Appendix E — Relational Algebra Reference

A one-page companion to Chapter 4: the operations every SQL query is built from, their symbols, and their SQL mapping.

The core operators

Symbol Name Meaning SQL
σ (sigma) Selection keep rows satisfying a condition WHERE
π (pi) Projection keep chosen columns (set: dedups) SELECT list (+ DISTINCT for true set)
× Cartesian product every pairing of two relations CROSS JOIN / FROM a, b
(Theta/Natural) Join product + selection on a match JOIN ... ON
Union tuples in R or S UNION
Intersection tuples in both R and S INTERSECT
Difference tuples in R but not S EXCEPT
ρ (rho) Rename rename relation/attributes AS / aliases
÷ Division tuples in R related to all of S (no direct SQL; emulated)
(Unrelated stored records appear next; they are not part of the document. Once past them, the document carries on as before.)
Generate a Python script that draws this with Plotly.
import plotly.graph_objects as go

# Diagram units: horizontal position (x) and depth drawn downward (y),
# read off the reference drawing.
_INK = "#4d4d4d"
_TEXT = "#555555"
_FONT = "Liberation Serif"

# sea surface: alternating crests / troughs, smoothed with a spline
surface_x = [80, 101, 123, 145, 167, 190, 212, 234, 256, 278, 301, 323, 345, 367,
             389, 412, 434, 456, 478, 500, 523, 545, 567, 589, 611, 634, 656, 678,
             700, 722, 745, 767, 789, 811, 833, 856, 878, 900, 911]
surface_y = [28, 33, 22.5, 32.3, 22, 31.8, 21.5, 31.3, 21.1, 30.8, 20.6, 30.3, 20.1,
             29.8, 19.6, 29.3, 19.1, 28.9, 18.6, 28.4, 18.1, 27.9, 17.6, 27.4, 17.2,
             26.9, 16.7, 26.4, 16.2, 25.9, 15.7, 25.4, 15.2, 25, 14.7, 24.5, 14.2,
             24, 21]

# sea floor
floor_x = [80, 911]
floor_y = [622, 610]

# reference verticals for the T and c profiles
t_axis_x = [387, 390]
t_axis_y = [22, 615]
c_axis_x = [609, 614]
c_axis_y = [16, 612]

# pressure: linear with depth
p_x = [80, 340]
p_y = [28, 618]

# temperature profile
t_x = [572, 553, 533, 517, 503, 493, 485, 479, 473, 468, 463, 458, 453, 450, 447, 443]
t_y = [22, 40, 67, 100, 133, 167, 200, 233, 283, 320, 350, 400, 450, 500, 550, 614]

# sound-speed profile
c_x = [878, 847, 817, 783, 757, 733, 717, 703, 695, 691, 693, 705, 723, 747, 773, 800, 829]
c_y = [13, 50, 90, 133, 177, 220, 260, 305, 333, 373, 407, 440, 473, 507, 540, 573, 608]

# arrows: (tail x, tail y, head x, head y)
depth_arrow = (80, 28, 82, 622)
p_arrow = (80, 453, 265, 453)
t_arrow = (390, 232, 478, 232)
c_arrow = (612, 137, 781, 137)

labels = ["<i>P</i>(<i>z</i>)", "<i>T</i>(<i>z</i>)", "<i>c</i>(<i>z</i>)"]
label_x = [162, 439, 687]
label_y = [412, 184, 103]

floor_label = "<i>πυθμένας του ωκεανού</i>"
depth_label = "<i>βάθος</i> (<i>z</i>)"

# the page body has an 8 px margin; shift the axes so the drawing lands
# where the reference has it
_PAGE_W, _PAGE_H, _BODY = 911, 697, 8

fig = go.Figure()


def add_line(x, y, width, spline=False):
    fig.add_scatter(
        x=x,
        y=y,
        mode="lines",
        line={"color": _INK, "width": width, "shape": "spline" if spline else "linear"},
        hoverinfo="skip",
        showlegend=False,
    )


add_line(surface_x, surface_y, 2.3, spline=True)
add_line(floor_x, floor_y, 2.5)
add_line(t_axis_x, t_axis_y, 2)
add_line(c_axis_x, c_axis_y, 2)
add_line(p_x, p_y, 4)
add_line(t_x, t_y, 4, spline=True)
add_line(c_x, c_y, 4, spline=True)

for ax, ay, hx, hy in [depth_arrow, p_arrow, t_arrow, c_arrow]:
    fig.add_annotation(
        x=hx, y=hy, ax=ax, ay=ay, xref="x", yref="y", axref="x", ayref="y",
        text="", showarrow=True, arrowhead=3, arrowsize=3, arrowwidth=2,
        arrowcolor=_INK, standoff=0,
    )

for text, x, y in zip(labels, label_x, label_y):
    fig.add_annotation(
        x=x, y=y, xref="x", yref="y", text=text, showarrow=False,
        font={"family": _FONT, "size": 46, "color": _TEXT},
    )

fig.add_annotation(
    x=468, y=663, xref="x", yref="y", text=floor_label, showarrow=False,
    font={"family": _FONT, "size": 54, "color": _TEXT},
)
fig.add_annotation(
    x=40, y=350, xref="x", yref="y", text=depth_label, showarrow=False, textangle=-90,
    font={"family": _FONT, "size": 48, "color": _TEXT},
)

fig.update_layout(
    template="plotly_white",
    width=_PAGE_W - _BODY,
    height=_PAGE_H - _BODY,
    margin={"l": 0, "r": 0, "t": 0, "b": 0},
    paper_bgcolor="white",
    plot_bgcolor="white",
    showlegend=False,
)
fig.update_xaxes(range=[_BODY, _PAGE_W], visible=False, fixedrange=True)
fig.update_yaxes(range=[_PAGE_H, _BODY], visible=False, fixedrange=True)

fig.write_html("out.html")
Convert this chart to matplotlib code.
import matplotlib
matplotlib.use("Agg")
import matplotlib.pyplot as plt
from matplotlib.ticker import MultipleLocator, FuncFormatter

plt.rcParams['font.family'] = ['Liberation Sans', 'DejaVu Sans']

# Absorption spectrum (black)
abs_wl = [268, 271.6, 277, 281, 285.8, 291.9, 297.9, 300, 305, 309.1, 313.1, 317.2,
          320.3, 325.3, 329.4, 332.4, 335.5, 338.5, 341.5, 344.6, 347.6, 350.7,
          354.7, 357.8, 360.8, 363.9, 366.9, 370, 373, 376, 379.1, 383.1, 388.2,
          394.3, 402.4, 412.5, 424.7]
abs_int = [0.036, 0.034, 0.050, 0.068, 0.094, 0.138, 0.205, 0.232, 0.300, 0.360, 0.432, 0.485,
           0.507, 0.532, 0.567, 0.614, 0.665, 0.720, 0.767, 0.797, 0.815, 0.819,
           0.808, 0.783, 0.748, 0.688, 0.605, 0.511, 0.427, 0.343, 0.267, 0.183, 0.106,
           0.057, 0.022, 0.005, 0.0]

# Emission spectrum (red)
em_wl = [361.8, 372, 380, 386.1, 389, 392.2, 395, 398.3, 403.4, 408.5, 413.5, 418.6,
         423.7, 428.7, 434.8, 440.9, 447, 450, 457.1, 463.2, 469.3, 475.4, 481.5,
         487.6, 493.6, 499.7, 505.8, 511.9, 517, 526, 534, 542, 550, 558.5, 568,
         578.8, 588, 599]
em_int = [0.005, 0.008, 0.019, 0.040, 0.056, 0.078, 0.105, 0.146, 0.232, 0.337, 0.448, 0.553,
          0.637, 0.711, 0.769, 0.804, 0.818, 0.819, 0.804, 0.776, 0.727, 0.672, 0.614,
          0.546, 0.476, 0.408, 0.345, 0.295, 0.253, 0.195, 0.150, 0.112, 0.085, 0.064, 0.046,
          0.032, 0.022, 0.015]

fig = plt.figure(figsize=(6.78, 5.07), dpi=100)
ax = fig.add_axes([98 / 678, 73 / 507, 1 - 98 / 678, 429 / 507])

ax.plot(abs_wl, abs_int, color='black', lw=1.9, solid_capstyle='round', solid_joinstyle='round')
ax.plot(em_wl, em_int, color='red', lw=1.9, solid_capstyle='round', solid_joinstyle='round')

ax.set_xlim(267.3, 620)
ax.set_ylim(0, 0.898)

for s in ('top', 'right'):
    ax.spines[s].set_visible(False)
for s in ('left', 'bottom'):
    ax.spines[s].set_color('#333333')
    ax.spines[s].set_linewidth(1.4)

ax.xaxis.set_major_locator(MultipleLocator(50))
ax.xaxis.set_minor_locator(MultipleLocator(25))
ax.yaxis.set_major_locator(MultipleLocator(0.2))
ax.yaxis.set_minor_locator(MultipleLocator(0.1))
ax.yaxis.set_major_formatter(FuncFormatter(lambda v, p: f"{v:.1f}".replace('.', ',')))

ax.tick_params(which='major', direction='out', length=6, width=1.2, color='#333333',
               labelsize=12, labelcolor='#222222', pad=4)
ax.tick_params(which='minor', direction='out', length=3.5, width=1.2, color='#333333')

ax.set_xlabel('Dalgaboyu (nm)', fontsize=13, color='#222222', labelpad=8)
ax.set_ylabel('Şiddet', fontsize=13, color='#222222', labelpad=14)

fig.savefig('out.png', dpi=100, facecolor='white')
Extended (not in pure algebra): grouping/aggregation (GROUP BY, SUM…), outer joins (LEFT/RIGHT/FULL JOIN).

Key properties

  • Closure — every operation takes relations in and returns a relation out. This is why subqueries, CTEs, and views work (you can query a query's result).
  • Composition — operations chain: π name (σ price>200 (products)) = SELECT name FROM products WHERE price > 200.
  • Join = product + selectionA ⋈(A.x=B.y) B = σ A.x=B.y (A × B). A missing join condition leaves the full product (an accidental cross join).

SQL = algebra (the mapping to remember)

   π name, price ( σ price > 100 ( products ⋈ categories ) )
   =
   SELECT p.name, p.price          -- π
   FROM products p JOIN categories c ON c.category_id = p.category_id   -- ⋈
   WHERE p.price > 100;            -- σ
  • WHERE = σ · SELECT list = π · JOIN = ⋈ · CROSS JOIN = × · UNION/INTERSECT/EXCEPT = ∪/∩/− · AS = ρ.
  • False friend: SQL's keyword SELECT is projection (π), not selection (σ).
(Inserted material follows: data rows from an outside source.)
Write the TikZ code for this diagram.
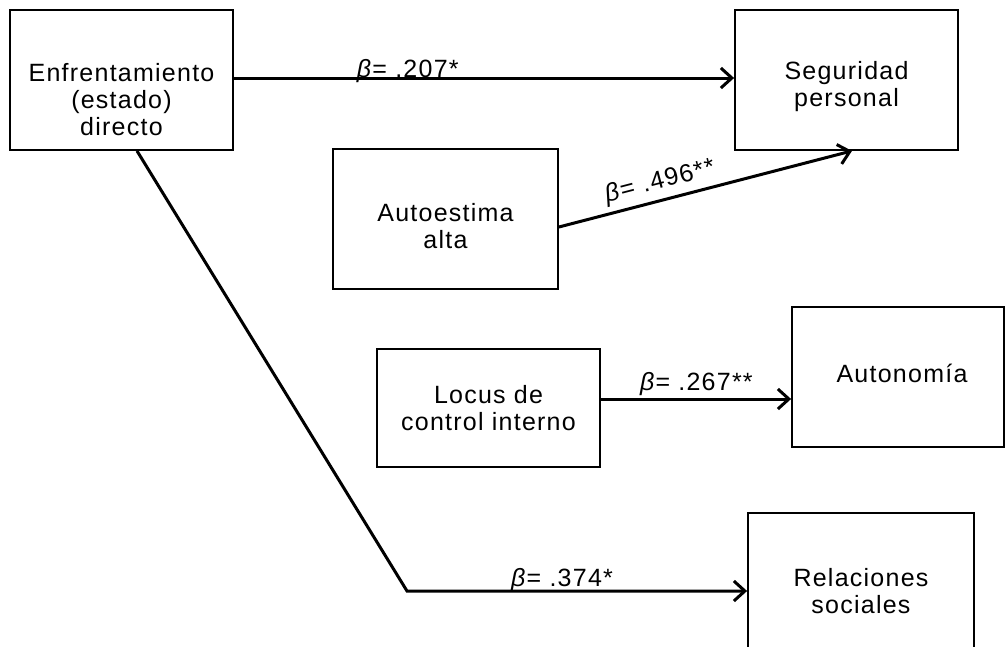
\documentclass[tikz,border=0pt]{standalone}
\usepackage{fontspec}
\setmainfont{Liberation Sans}[LetterSpace=5]
\usetikzlibrary{arrows.meta}

\begin{document}
\begin{tikzpicture}[x=1pt, y=-1pt,
	main/.style={rectangle, draw=black, line width=1.8pt, inner sep=0pt},
	txt/.style={align=center, font=\fontsize{25}{27}\selectfont, inner sep=0pt},
	beta/.style={font=\fontsize{25}{27}\selectfont, inner sep=0pt},
	arr/.style={line width=3pt, -{Straight Barb[length=11pt, width=20pt]}}
	]
	\path[use as bounding box, clip] (0,0) rectangle (1005,646);

	\node (enfrent) [main, minimum width=223pt, minimum height=140pt,
		label={[txt, yshift=-20pt]center:{Enfrentamiento\\(estado)\\directo}}] at (121.5,80) {};
	\node (segur) [main, minimum width=223pt, minimum height=140pt,
		label={[txt, yshift=-7pt]center:{Seguridad\\personal}}] at (846.5,80) {};
	\node (autoest) [main, minimum width=225pt, minimum height=140pt,
		label={[txt, yshift=-7pt]center:{Autoestima\\alta}}] at (445.5,219) {};
	\node (locus) [main, minimum width=223pt, minimum height=118pt,
		label={[txt]center:{Locus de\\control interno}}] at (488.5,408) {};
	\node (autonom) [main, minimum width=212pt, minimum height=140pt,
		label={[txt, xshift=4pt, yshift=4pt]center:{Autonomía}}] at (898,377) {};
	\node (relac) [main, minimum width=226pt, minimum height=156pt,
		label={[txt]center:{Relaciones\\sociales}}] at (861,591) {};

	\coordinate (lc) at ([yshift=9pt]locus.east);
	\coordinate (bend) at (407,591);

	\draw [arr] ([yshift=2pt]enfrent.east) -- ([yshift=2pt]segur.west)
		node (b207) [beta, pos=0.243, anchor=base west, yshift=1pt] {\textit{β}= .207*};
	\draw [arr] ([yshift=-8pt]autoest.east) -- ([xshift=5.5pt]segur.south)
		node (b496) [beta, sloped, pos=0.17, anchor=south west, yshift=5pt] {\textit{β}= .496**};
	\draw [arr] (lc) -- (lc -| autonom.west)
		node (b267) [beta, pos=0.198, anchor=base west, yshift=9pt] {\textit{β}= .267**};
	\draw [arr] ([xshift=15.5pt]enfrent.south) -- (bend) -- (relac.west)
		node (b374) [beta, pos=0.302, anchor=base west, yshift=5pt] {\textit{β}= .374*};

\end{tikzpicture}
\end{document}
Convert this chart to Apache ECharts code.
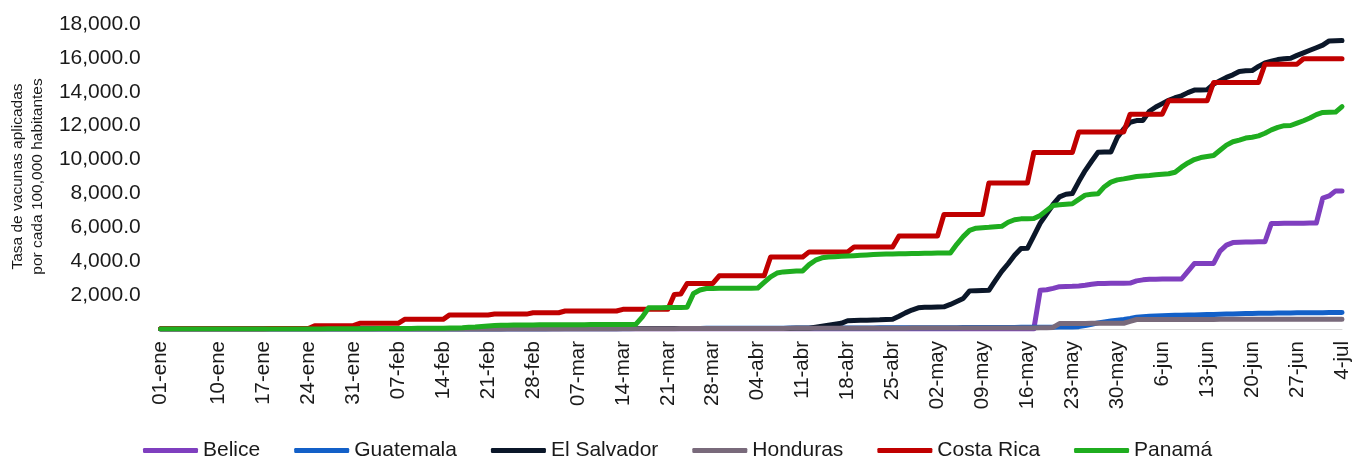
<!DOCTYPE html>
<html>
<head>
<meta charset="utf-8">
<title>Tasa de vacunas aplicadas</title>
<script src="https://cdn.jsdelivr.net/npm/echarts@6/dist/echarts.min.js"></script>
<style>
  html, body { margin: 0; padding: 0; background: #fff; }
  #grafico { width: 1354px; height: 459px; }
</style>
</head>
<body>
<div id="grafico"></div>
<script>
// meses del eje (01-ene ... 4-jul), un punto por dia
var meses = ['ene', 'feb', 'mar', 'abr', 'may', 'jun', 'jul'];
var diasPorMes = [31, 28, 31, 30, 31, 30, 4];

var paises = ['Belice', 'Guatemala', 'El Salvador', 'Honduras', 'Costa Rica', 'Panamá'];
var colores = ['#7F3FBF', '#1360C8', '#0B1729', '#796A7B', '#C00000', '#1FAD1F'];

var belice = [
  0,0,0,0,0,0,0,0,0,0, 0,0,0,0,0,0,0,0,0,0,
  0,0,0,0,0,0,0,0,0,0, 0,0,0,0,0,0,0,0,0,0,
  0,0,0,0,0,0,0,0,0,0, 0,0,0,0,0,0,0,0,0,0,
  0,0,0,0,0,0,0,0,0,0, 0,0,0,0,0,0,0,0,0,0,
  0,0,0,0,0,0,0,0,0,0, 0,0,0,0,0,0,0,0,0,0,
  0,0,0,0,0,0,0,0,0,0, 0,0,0,0,0,0,0,0,0,0,
  0,0,0,0,0,0,0,0,0,0,
  0,0,0,0,0,0,0,2290,2320,2400,
  2500,2510,2520,2540,2580,2640,2680,2690,2695,2700,
  2700,2710,2840,2900,2940,2940,2945,2945,2950,2950,
  3400,3860,3860,3870,3870,4600,4950,5100,5120,5130,
  5140,5150,5150,6230,6230,6235,6240,6240,6245,6250,
  6250,7720,7850,8150,8150
];

var guatemala = [
  0,0,0,0,0,0,0,0,0,0, 0,0,0,0,0,0,0,0,0,0,
  0,0,0,0,0,0,0,0,0,0, 0,0,0,0,0,0,0,0,0,0,
  0,0,0,0,0,0,0,0,0,0,
  0,0,0,0,0,0,2,3,5,6,
  7,8,9,9,10,12,14,15,16,16,
  17,19,21,22,23,23,24,26,28,30,
  31,31,32,34,36,38,39,39,40,42,
  43,45,46,46,47,48,50,51,52,52,
  53,55,57,58,59,59,60,62,63,65,
  66,66,67,69,70,72,73,73,74,76,
  77,79,80,80,81,83,84,86,87,87,
  88,90,92,94,96,96,98,100,104,108,
  112,116,124,140,200,280,360,420,470,520,
  560,620,690,730,750,770,780,795,805,815,
  825,830,842,850,858,870,880,888,900,910,
  920,925,930,935,940,945,950,952,955,958,
  960,965,970,975,980
];

var elSalvador = [
  0,0,0,0,0,0,0,0,0,0, 0,0,0,0,0,0,0,0,0,0,
  0,0,0,0,0,0,0,0,0,0, 0,0,0,0,0,0,0,0,0,0,
  0,0,0,0,0,0,0,0,2,3,
  4,5,6,7,8,9,10,11,12,13,
  14,15,16,17,18,19,20,20,21,21,
  22,22,23,23,24,24,25,25,26,26,
  27,27,28,28,29,29,30,30,31,31,
  32,32,33,33,34,34,35,35,36,38,
  39,40,100,160,220,280,335,490,500,510,
  520,530,540,560,570,750,950,1120,1250,1280,
  1290,1300,1310,1450,1620,1800,2250,2260,2270,2280,
  2850,3400,3850,4350,4750,4760,5500,6250,6800,7350,
  7800,7950,8000,8700,9350,9900,10430,10440,10450,11300,
  11800,12200,12300,12310,12850,13100,13300,13500,13650,13760,
  13950,14100,14110,14120,14450,14650,14850,15000,15200,15240,
  15250,15500,15700,15800,15900,15950,15980,16150,16300,16450,
  16600,16750,17000,17010,17020
];

var honduras = [
  0,0,0,0,0,0,0,0,0,0, 0,0,0,0,0,0,0,0,0,0,
  0,0,0,0,0,0,0,0,0,0, 0,0,0,0,0,0,0,0,0,0,
  0,0,0,0,0,0,0,0,0,0,
  0,0,0,0,0,2,3,3,4,5,
  6,6,7,8,8,9,10,11,11,12,
  13,14,14,15,16,18,19,20,20,21,
  22,23,23,24,26,27,28,28,29,30,
  31,31,32,33,34,35,35,36,37,38,
  38,39,40,41,42,42,43,44,45,45,
  46,47,48,48,49,50,51,52,52,53,
  54,55,55,56,57,58,58,59,60,61,
  61,62,63,64,64,65,66,67,67,90,
  320,325,327,329,330,332,333,335,336,338,
  340,450,560,561,562,563,564,565,565,566,
  566,567,567,568,568,569,569,570,570,570,
  570,571,571,572,572,573,573,574,574,575,
  575,575,576,576,577
];

var costaRica = [
  20,20,20,20,20,20,20,20,20,20,
  20,20,20,20,20,20,20,25,25,25,
  25,25,25,25,195,195,195,195,195,195,
  195,335,335,335,335,335,335,335,570,570,
  570,570,570,570,570,830,830,830,830,830,
  830,830,880,880,880,880,880,880,960,960,
  960,960,960,1060,1060,1060,1060,1060,1060,1060,
  1060,1060,1160,1160,1160,1160,1160,1160,1160,1160,
  2040,2060,2690,2690,2690,2690,2690,3140,3140,3140,
  3140,3140,3140,3140,3140,4250,4250,4250,4250,4250,
  4250,4550,4550,4550,4550,4550,4550,4550,4840,4840,
  4840,4840,4840,4840,4840,5490,5490,5490,5490,5490,
  5490,5490,6760,6760,6760,6760,6760,6760,6760,8620,
  8620,8620,8620,8620,8620,8620,10410,10410,10410,10410,
  10410,10410,10410,11630,11630,11630,11630,11630,11630,11630,
  11630,12680,12680,12680,12680,12680,12680,13470,13470,13470,
  13470,13470,13470,13470,14550,14550,14550,14550,14550,14550,
  14550,14550,15630,15630,15630,15630,15630,15630,15950,15950,
  15950,15950,15950,15950,15950
];

var panama = [
  0,0,0,0,0,0,0,0,0,0, 0,0,0,0,0,0,0,0,0,0,
  1,2,3,4,5,6,8,10,12,14,
  16,18,20,22,24,26,28,30,32,35,
  38,41,44,47,50,53,56,70,100,120,
  150,180,200,215,225,235,238,240,242,244,
  246,248,250,252,254,256,258,260,262,264,
  266,268,270,272,274,700,1250,1255,1260,1265,
  1270,1275,1280,2100,2300,2390,2395,2400,2400,2400,
  2400,2405,2410,2415,2750,3080,3300,3370,3400,3420,
  3430,3800,4060,4200,4250,4270,4290,4310,4330,4350,
  4370,4390,4410,4420,4430,4440,4445,4450,4460,4470,
  4475,4480,4485,4490,5000,5450,5820,5950,5980,6000,
  6030,6060,6300,6450,6500,6510,6520,6700,7000,7290,
  7330,7360,7390,7650,7900,7950,7980,8400,8670,8800,
  8860,8930,9000,9030,9060,9100,9130,9160,9250,9550,
  9800,10000,10120,10180,10240,10550,10850,11050,11150,11270,
  11320,11400,11550,11750,11900,12000,12010,12150,12290,12450,
  12650,12780,12790,12800,13120
];

var valores = [belice, guatemala, elSalvador, honduras, costaRica, panama];

// etiquetas de fecha: dd-mmm (jun y jul sin cero inicial, como en el original)
var fechas = [];
for (var m = 0; m < meses.length; m++) {
  for (var d = 1; d <= diasPorMes[m]; d++) {
    var dia = (m < 5 && d < 10) ? '0' + d : String(d);
    fechas.push(dia + '-' + meses[m]);
  }
}

var fuente = 'Arial, "Liberation Sans", sans-serif';

var grafico = echarts.init(document.getElementById('grafico'));

var series = paises.map(function (p, k) {
  return {
    name: p,
    type: 'line',
    data: valores[k],
    symbol: 'none',
    smooth: false,
    color: colores[k],
    lineStyle: { width: 5, color: colores[k], cap: 'round', join: 'round' }
  };
});

var option = {
  animation: false,
  backgroundColor: '#ffffff',
  textStyle: { fontFamily: fuente },
  grid: { left: 154, right: 12, top: 24, bottom: 130 },
  legend: {
    left: 138,
    top: 435,
    icon: 'roundRect',
    itemWidth: 55,
    itemHeight: 5,
    itemGap: 34,
    itemTextGap: 2,
    textStyle: { fontSize: 21, color: '#1a1a1a', fontFamily: fuente },
    data: paises
  },
  xAxis: {
    type: 'category',
    data: fechas,
    boundaryGap: false,
    axisLine: { show: true, lineStyle: { color: '#d9d9d9', width: 1 } },
    axisTick: { show: false },
    splitLine: { show: false },
    axisLabel: {
      rotate: 90,
      fontSize: 20.5,
      color: '#1a1a1a',
      fontFamily: fuente,
      margin: 12,
      interval: function (i) {
        return i === 0 || (i >= 9 && (i - 2) % 7 === 0);
      }
    }
  },
  yAxis: {
    type: 'value',
    min: 0,
    max: 18000,
    interval: 2000,
    name: 'Tasa de vacunas aplicadas\npor cada 100,000 habitantes',
    nameLocation: 'middle',
    nameRotate: 90,
    nameGap: 105,
    nameTextStyle: { fontSize: 15.5, lineHeight: 20, color: '#1a1a1a', fontFamily: fuente },
    axisLine: { show: false },
    axisTick: { show: false },
    splitLine: { show: false },
    axisLabel: {
      fontSize: 21,
      color: '#1a1a1a',
      fontFamily: fuente,
      margin: 20,
      formatter: function (v) {
        if (v === 0) return '';
        return v.toLocaleString('en-US', { minimumFractionDigits: 1, maximumFractionDigits: 1 });
      }
    }
  },
  series: series
};

grafico.setOption(option);

window.onresize = function () {
  grafico.resize();
};
</script>
</body>
</html>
Equivalences (the basis of optimization)

The optimizer rewrites your query among equivalent expressions to find a cheaper one (Ch. 24). Examples:

  • Push selection down: σ_c (R ⋈ S) ≡ (σ_c R) ⋈ S when c only involves R — filter before the join.
  • Push projection down: drop unneeded columns early.
  • Join commutativity/associativity: R ⋈ S ≡ S ⋈ R; reorder joins.
  • Equivalence guarantees the same result, not the same cost.

Set vs. bag semantics

Pure algebra works on sets (no duplicates). SQL works on bags (duplicates allowed) by default → hence DISTINCT (force set projection) and UNION ALL (keep duplicates) vs UNION (dedup).

"Never / none" = difference (anti-join)

"X with no related Y" is a difference (−), expressed in SQL as EXCEPT, NOT EXISTS, or LEFT JOIN … WHERE right IS NULL. A WHERE row-filter can't express the absence of a related row.